- Directed by: Sam Taylor
- Written by: Guy Bolton
- Starring: Will Rogers Marguerite Churchill Greta Nissen Ray Milland
- Cinematography: John J. Mescall
- Edited by: Harold D. Schuster
- Music by: Arthur Kay
- Production company: Fox Film Corporation
- Distributed by: Fox Film Corporation
- Release date: November 22, 1931;
- Running time: 70 minutes
- Country: United States
- Language: English

= Ambassador Bill =

1931 film by Sam Taylor

Ambassador Bill is a 1931 American Pre-Code comedy film directed by Sam Taylor and starring Will Rogers and Marguerite Churchill. The film also features Greta Nissen and Ray Milland.

==Plot==
Bill Harper is an American ambassador. After his arrival in a small country that is besieged by civil unrest, he befriends the young boy who is to be the country's king. King Lothar is in exile due to the Prince De Polikoff spreading false rumors about his maritial infidelity so Polikoff can eventually seize control.

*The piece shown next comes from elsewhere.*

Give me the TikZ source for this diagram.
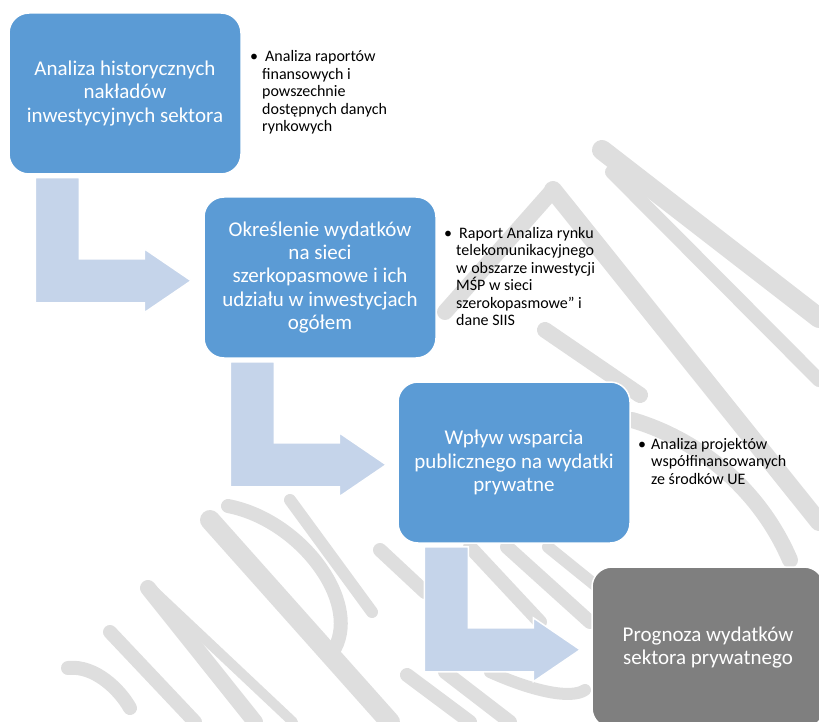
\documentclass[tikz,border=0pt]{standalone}
\usepackage{fontspec}
\setmainfont{Carlito}
\definecolor{boxblue}{HTML}{5B9BD5}
\definecolor{boxgray}{HTML}{7F7F7F}
\definecolor{arrowblue}{HTML}{C5D4EA}
\definecolor{wmgray}{HTML}{DEDEDE}
\tikzset{
  stepbox/.style={draw=white, line width=1.5pt, fill=boxblue, rounded corners=20pt,
    minimum width=232pt, minimum height=161pt, text=white, align=center,
    font=\fontsize{21}{23.4}\selectfont, inner sep=0pt},
  notetext/.style={anchor=base west, align=left, font=\fontsize{16}{17.5}\selectfont,
    inner sep=0pt, text=black},
  bendarrow/.style={fill=arrowblue, draw=white, line width=1.5pt, line join=miter},
  wmstroke/.style={draw=wmgray, line cap=round},
}
\begin{document}
\begin{tikzpicture}[x=1pt,y=-1pt]
\useasboundingbox (0,0) rectangle (819,722);
\clip (0,0) rectangle (819,722);
% watermark (approximate)
\draw[wmstroke, line width=20pt] (602,150) -- (819,318);
\draw[wmstroke, line width=14pt] (612,172) -- (819,380);
\draw[wmstroke, line width=18pt] (553,190) -- (819,522);
\draw[wmstroke, line width=16pt] (553,190) -- (445,312);
\draw[wmstroke, line width=16pt] (545,330) -- (640,395);
\draw[wmstroke, line width=16pt] (632,420) .. controls (700,440) and (760,490) .. (790,560);
\draw[wmstroke, line width=14pt] (110,632) -- (195,722);
\draw[wmstroke, line width=16pt] (148,588) -- (255,722);
\draw[wmstroke, line width=10pt] (155,592) -- (293,722);
\draw[wmstroke, line width=20pt] (210,520) -- (390,722);
\draw[wmstroke, line width=14pt] (228,506) .. controls (300,520) and (360,600) .. (335,648);
\draw[wmstroke, line width=12pt] (290,500) -- (372,612);
\draw[wmstroke, line width=14pt] (68,668) .. controls (95,665) and (120,690) .. (130,708);
\draw[wmstroke, line width=14pt] (380,550) -- (425,592);
\draw[wmstroke, line width=14pt] (470,547) -- (540,622);
\draw[wmstroke, line width=14pt] (507,547) -- (590,622);
\draw[wmstroke, line width=12pt] (548,547) -- (595,585);
\draw[wmstroke, line width=14pt] (407,675) -- (470,722);
\draw[wmstroke, line width=14pt] (445,672) -- (510,722);
\draw[wmstroke, line width=12pt] (490,672) .. controls (530,690) and (570,700) .. (585,690);
% boxes
\node[stepbox] (b1) at (125,93.5) {Analiza historycznych\\nakładów\\inwestycyjnych sektora};
\node[stepbox] (b2) at (320,277.5) {Określenie wydatków\\na sieci\\szerkopasmowe i ich\\udziału w inwestycjach\\ogółem};
\node[stepbox] (b3) at (514,462.5) {Wpływ wsparcia\\publicznego na wydatki\\prywatne};
\node[stepbox, fill=boxgray] (b4) at (708,647.5) {Prognoza wydatków\\sektora prywatnego};
% bent arrows
\foreach \a in {b1,b2,b3}{
  \begin{scope}[shift={(\a.south west)}]
    \draw[bendarrow] (27,3) -- (71,3) -- (71,84) -- (136,84) -- (136,74) -- (183,106)
      -- (136,138) -- (136,128) -- (27,128) -- cycle;
  \end{scope}
}
% notes (anchor = baseline of last line)
\node[notetext] (n1) at (262,132) {\llap{\textbullet\hspace{4pt}}\hspace{3pt}Analiza raportów\\finansowych i\\powszechnie\\dostępnych danych\\rynkowych};
\node[notetext] (n2) at (456,325.5) {\llap{\textbullet\hspace{4pt}}\hspace{3pt}Raport Analiza rynku\\telekomunikacyjnego\\w obszarze inwestycji\\MŚP w sieci\\szerokopasmowe” i\\dane SIIS};
\node[notetext] (n3) at (651,484) {\llap{\textbullet\hspace{5pt}}Analiza projektów\\współfinansowanych\\ze środków UE};
\end{tikzpicture}
\end{document}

Harper teaches the young boy King how to play baseball, holding up Babe Ruth as an example of good American sportsmanship. He also teaches the local diplomats how to play poker, winning concessions at the gaming table that he couldn't obtain officially. Harper is not fazed by the sight of ex-Ambassador Littleton, a nervous wreck in a wheelchair who has a nervous collapse at the slightest unfamiliar sound.

Things get tricky when stuffed shirt United States Senator Pillsbury arrives to check on diplomatic progress. Thanks to a fake tryst from Countess Ilka, Pillsbury is prepared to ask for Harper's recall. But things change when the two men, handcuffed together, find themselves on the run from Polikoff's secret police. Entering a disreputable tavern, they ask for someone to chop off their handcuffs. Cross-eyed Ben Turpin appears, wielding an axe. They decide they'd rather stay handcuffed.

King Lothar eventually leads a counter-revolution that deposes Polikoff, and Harper earns the delayed gratitude of the Queen when he rescues The Boy King from the line of fire.